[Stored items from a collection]
******

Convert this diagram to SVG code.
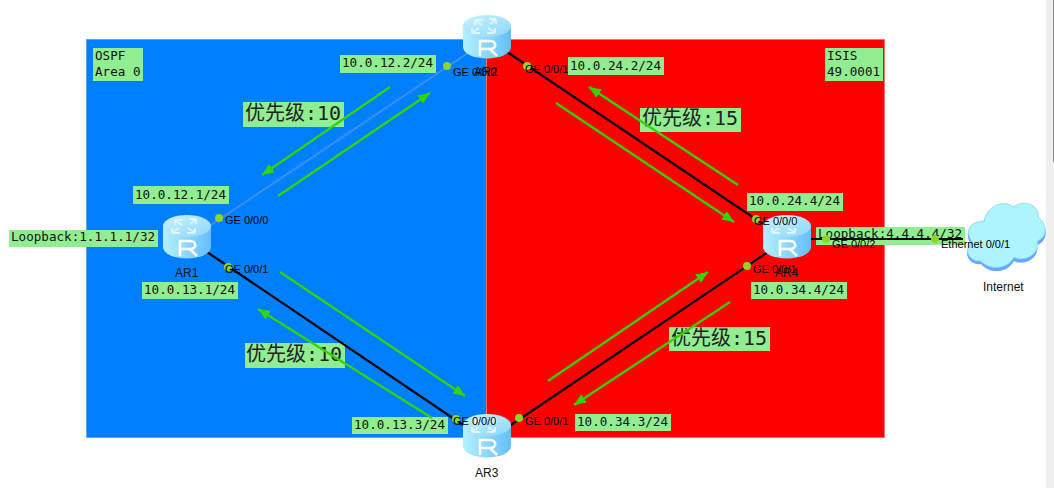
<svg xmlns="http://www.w3.org/2000/svg" width="1054" height="488" viewBox="0 0 1054 488">
<style>
.lbl{fill:#90ee90}
.mono{font-family:"DejaVu Sans Mono","Liberation Mono",monospace;font-size:12.6px;fill:#111}
.cn{font-family:"DejaVu Sans Mono","Noto Sans CJK SC",monospace;font-size:20px;fill:#222}
.port{font-family:"Liberation Sans",Arial,sans-serif;font-size:11px;fill:#000}
.name{font-family:"Liberation Sans",Arial,sans-serif;font-size:12px;fill:#111}
.link{stroke:#000;stroke-width:2.2;fill:none}
.flow{stroke:#33d400;stroke-width:2.2;fill:none;marker-end:url(#ah)}
.dot{fill:#8fd42a}
</style>
<defs>
<marker id="ah" markerUnits="userSpaceOnUse" markerWidth="14" markerHeight="12" refX="12" refY="5" orient="auto"><path d="M0 0L12 5L0 10Z" fill="#33d400"/></marker>
<linearGradient id="side" x1="0" x2="1" y1="0" y2="0"><stop offset="0" stop-color="#b4f0ff"/><stop offset=".5" stop-color="#8cd8ff"/><stop offset="1" stop-color="#66bdf8"/></linearGradient>
<linearGradient id="top" x1="0" x2="1" y1="0" y2="1"><stop offset="0" stop-color="#c8f2ff"/><stop offset="1" stop-color="#8fd6fa"/></linearGradient>
<g id="router">
<path d="M-24 -11V10A24 11.500 0 0 0 24 10V-11Z" fill="url(#side)"/>
<ellipse cx="0" cy="-11" rx="24" ry="11" fill="url(#top)"/>
<g fill="none" stroke="#e4f8ff" stroke-width="2" opacity=".85">
<path d="M-12 -17H-4M-12 -17V-12M-11 -16L-5 -12"/>
<path d="M9 -18H2M9 -18V-13M8 -17L3 -13"/>
<path d="M-7 -4H-15M-15 -4V-9M-14 -5L-8 -9"/>
<path d="M8 -4H0M8 -4V-9M7 -5L1 -9"/>
</g>
<path d="M-7 19V4H3C10 4 10 12 3 12H-7M3 12L10 19" fill="none" stroke="#fff" stroke-width="2.600"/>
</g>
</defs>
<rect width="1054" height="488" fill="#fff"/>
<rect x="1046" width="8" height="488" fill="#efefef"/>
<rect x="1053" width="1" height="162" fill="#8a8a8a"/>
<g id="areas">
<rect x="86.500" y="39.500" width="400" height="398" fill="#0080ff" stroke="#5aa8f5"/>
<rect x="486.500" y="39.500" width="398" height="398" fill="#ff0000" stroke="#f27070"/>
</g>
<g id="area-ospf"><rect class="lbl" x="93" y="48" width="50" height="33"/><text class="mono" x="95" y="60">OSPF</text><text class="mono" x="95" y="76">Area 0</text></g>
<g id="area-isis"><rect class="lbl" x="825" y="48" width="58" height="33"/><text class="mono" x="827" y="60">ISIS</text><text class="mono" x="827" y="76">49.0001</text></g>
<g id="labels">
<rect class="lbl" x="340" y="55" width="96" height="18"/><text class="mono" x="342" y="67">10.0.12.2/24</text>
<rect class="lbl" x="568" y="57" width="96" height="18"/><text class="mono" x="570" y="70">10.0.24.2/24</text>
<rect class="lbl" x="133" y="186" width="96" height="18"/><text class="mono" x="135" y="199">10.0.12.1/24</text>
<rect class="lbl" x="142" y="282" width="96" height="17"/><text class="mono" x="144" y="294">10.0.13.1/24</text>
<rect class="lbl" x="9" y="230" width="149" height="17"/><text class="mono" x="11" y="241">Loopback:1.1.1.1/32</text>
<rect class="lbl" x="747" y="193" width="96" height="18"/><text class="mono" x="749" y="205">10.0.24.4/24</text>
<rect class="lbl" x="751" y="282" width="96" height="17"/><text class="mono" x="753" y="294">10.0.34.4/24</text>
<rect class="lbl" x="816" y="227" width="149" height="18"/><text class="mono" x="818" y="238">Loopback:4.4.4.4/32</text>
<rect class="lbl" x="352" y="417" width="96" height="17"/><text class="mono" x="354" y="429">10.0.13.3/24</text>
<rect class="lbl" x="575" y="414" width="96" height="17"/><text class="mono" x="577" y="426">10.0.34.3/24</text>
<rect class="lbl" x="243" y="102" width="101" height="25"/><text class="cn" x="245" y="120">优先级:10</text>
<rect class="lbl" x="640" y="108" width="101" height="24"/><text class="cn" x="642" y="125">优先级:15</text>
<rect class="lbl" x="245" y="343" width="100" height="25"/><text class="cn" x="246" y="361">优先级:10</text>
<rect class="lbl" x="669" y="327" width="101" height="24"/><text class="cn" x="671" y="345">优先级:15</text>
</g>
<g id="connectors">
<line x1="211" y1="225" x2="468" y2="53" stroke="#3c8ef0" stroke-width="2"/>
<line class="link" x1="507" y1="52" x2="763" y2="224"/>
<line class="link" x1="207" y1="252" x2="463" y2="425"/>
<line class="link" x1="511" y1="425" x2="768" y2="252"/>
<line class="link" x1="811" y1="239" x2="963" y2="239"/>
<line class="flow" x1="390" y1="87" x2="262" y2="175"/>
<line class="flow" x1="278" y1="196" x2="430" y2="93"/>
<line class="flow" x1="738" y1="185" x2="589" y2="87"/>
<line class="flow" x1="556" y1="103" x2="734" y2="222"/>
<line class="flow" x1="280" y1="272" x2="465" y2="396"/>
<line class="flow" x1="432" y1="418" x2="258" y2="309"/>
<line class="flow" x1="548" y1="381" x2="708" y2="272"/>
<line class="flow" x1="730" y1="302" x2="574" y2="405"/>
</g>
<g id="AR1"><use href="#router" x="187" y="237"/><text class="name" x="175" y="277">AR1</text></g>
<g id="AR2"><use href="#router" x="487" y="37"/><text class="name" x="474" y="76">AR2</text></g>
<g id="AR3"><use href="#router" x="487" y="436"/><text class="name" x="475" y="477">AR3</text></g>
<g id="AR4"><use href="#router" x="787" y="237"/><text class="name" x="775" y="277">AR4</text></g>
<g id="Internet">
<path d="M981 264C968 266 962 250 972 246C962 232 971 222 983 224C985 208 1004 200 1013 209C1024 201 1040 207 1038 219C1049 226 1048 242 1037 245C1040 260 1022 266 1014 261C1007 274 989 274 981 264Z" fill="#6aa8ff"/>
<path d="M981 261C968 262 963 247 973 243C963 230 972 220 984 222C986 206 1004 199 1013 207C1024 199 1040 205 1038 217C1048 224 1047 238 1037 241C1040 256 1022 262 1014 257C1007 270 989 270 981 261Z" fill="#aef4ff" stroke="#90dcff"/>
<text class="name" x="983" y="291">Internet</text>
</g>
<g id="ports">
<circle class="dot" cx="447" cy="66" r="4"/><text class="port" x="453" y="76">GE 0/0/0</text>
<circle class="dot" cx="527" cy="66" r="4"/><text class="port" x="525" y="73">GE 0/0/1</text>
<circle class="dot" cx="219" cy="218" r="4"/><text class="port" x="225" y="224">GE 0/0/0</text>
<circle class="dot" cx="228" cy="267" r="4"/><text class="port" x="225" y="273">GE 0/0/1</text>
<circle class="dot" cx="756" cy="219" r="4"/><text class="port" x="754" y="225">GE 0/0/0</text>
<circle class="dot" cx="747" cy="266" r="4"/><text class="port" x="753" y="273">GE 0/0/1</text>
<circle class="dot" cx="826" cy="239" r="4"/><text class="port" x="832" y="248">GE 0/0/2</text>
<circle class="dot" cx="935" cy="239" r="4"/><text class="port" x="941" y="248">Ethernet 0/0/1</text>
<circle class="dot" cx="456" cy="419" r="4"/><text class="port" x="453" y="425">GE 0/0/0</text>
<circle class="dot" cx="519" cy="418" r="4"/><text class="port" x="525" y="425">GE 0/0/1</text>
</g>
</svg>
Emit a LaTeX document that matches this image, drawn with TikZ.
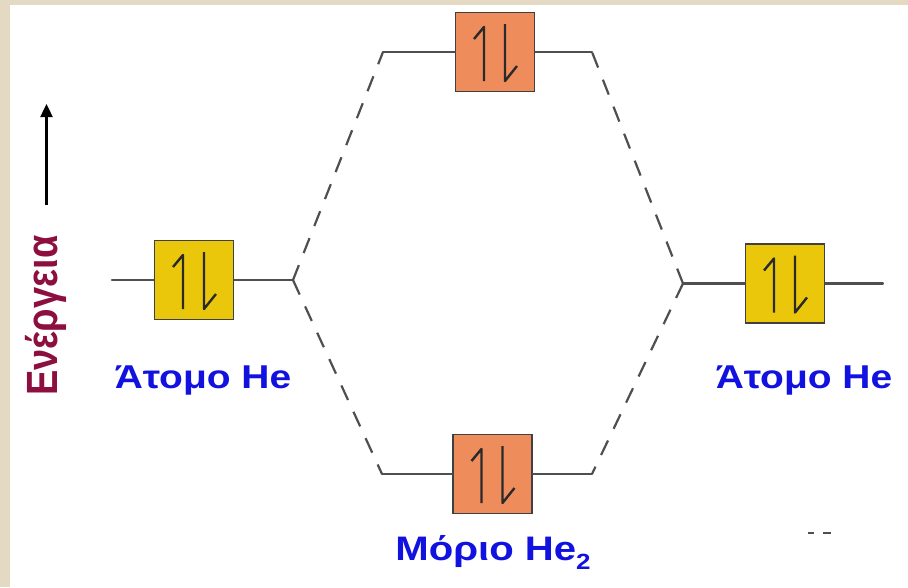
\documentclass[tikz,border=0pt]{standalone}
\usepackage{fontspec}
\setmainfont{Liberation Sans}
\usetikzlibrary{arrows.meta}

\definecolor{paper}{HTML}{E4DAC4}
\definecolor{labelblue}{HTML}{1212E0}
\definecolor{energyred}{HTML}{8C0F3F}
\definecolor{aofill}{HTML}{EBC70C}
\definecolor{mofill}{HTML}{EE8C5C}
\definecolor{levelgray}{HTML}{4F4F4F}
\definecolor{spinink}{HTML}{2A2A2A}

\tikzset{
  level/.style={draw=levelgray, line width=2.2pt, line cap=round},
  corr/.style={draw=levelgray, line width=2.2pt, dash pattern=on 16pt off 13pt},
  orbbox/.style={draw=black!75, line width=1.6pt, minimum width=79pt,
                 minimum height=79pt, inner sep=0pt},
  aobox/.style={orbbox, fill=aofill},
  mobox/.style={orbbox, fill=mofill},
  lbl/.style={text=labelblue, font=\bfseries\fontsize{33}{37}\selectfont,
              inner sep=0pt, anchor=base},
  spinpair/.pic={
    \draw[draw=spinink, line width=2.4pt, line join=round]
      (-11,29) -- (-11,-25) -- (-21,-13);
    \draw[draw=spinink, line width=2.4pt, line join=round]
      (10,-28) -- (10,29) -- (22,14);
  }
}

\begin{document}
\begin{tikzpicture}[x=1pt,y=-1pt]
  % page and frame
  \fill[paper] (0,0) rectangle (908,587);
  \fill[white] (10,5) rectangle (908,587);
  \useasboundingbox (0,0) rectangle (908,587);

  % orbital boxes
  \node[aobox] (ao1) at (194,280) {};
  \node[aobox] (ao2) at (785,283.5) {};
  \node[mobox] (mostar) at (495,52) {};
  \node[mobox] (mo) at (492.5,474) {};

  \pic at (ao1) {spinpair};
  \pic at (ao2) {spinpair};
  \pic at (mostar) {spinpair};
  \pic at (mo) {spinpair};

  % level ends and correlation corners
  \coordinate (a1end) at (112,280);
  \coordinate (v1) at (293,280);
  \coordinate (v2) at (683,283.5);
  \coordinate (a2end) at (883,283.5);
  \coordinate (s1) at (383,52);
  \coordinate (s2) at (592,52);
  \coordinate (b1) at (382,474);
  \coordinate (b2) at (592,474);

  % energy levels
  \draw[level] (a1end) -- (ao1.west);
  \draw[level] (ao1.east) -- (v1);
  \draw[level] (v2) -- (ao2.west);
  \draw[level] (ao2.east) -- (a2end);
  \draw[level] (s1) -- (mostar.west);
  \draw[level] (mostar.east) -- (s2);
  \draw[level] (b1) -- (mo.west);
  \draw[level] (mo.east) -- (b2);

  % correlation lines
  \draw[corr] (v1) -- (s1);
  \draw[corr] (v1) -- (b1);
  \draw[corr] (v2) -- (s2);
  \draw[corr] (v2) -- (b2);

  % labels
  \node[lbl] (lab1) at (203,388) {\scalebox{1.18}[1]{Άτομο He}};
  \node[lbl] (lab2) at (804,388) {\scalebox{1.18}[1]{Άτομο He}};
  \node[lbl, font=\bfseries\fontsize{34}{38}\selectfont] (lab3) at (493,560)
    {\scalebox{1.18}[1]{Μόριο He\raisebox{-9pt}{\fontsize{22}{24}\selectfont 2}}};

  % energy axis
  \node[rotate=90, anchor=base, inner sep=0pt, text=energyred,
        font=\bfseries\fontsize{38}{42}\selectfont] (energy) at (57,315.5)
    {\scalebox{1}[1.15]{Ενέργεια}};
  \coordinate (eTail) at (46.5,205);
  \coordinate (eTip) at (46.5,104);
  \draw[-{Triangle[width=12pt,length=13pt]}, line width=2.4pt] (eTail) -- (eTip);

  % small marks near the lower right
  \coordinate (m1) at (808,533);
  \coordinate (m2) at (814,533);
  \coordinate (m3) at (823,533);
  \coordinate (m4) at (831,533);
  \draw[levelgray, line width=1.5pt] (m1) -- (m2);
  \draw[levelgray, line width=1.5pt] (m3) -- (m4);
\end{tikzpicture}
\end{document}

******

■ Given exercise: Pull every line containing the word "this" out of the entries above.

■ Completed task:
Convert this diagram to SVG code.
Emit a LaTeX document that matches this image, drawn with TikZ.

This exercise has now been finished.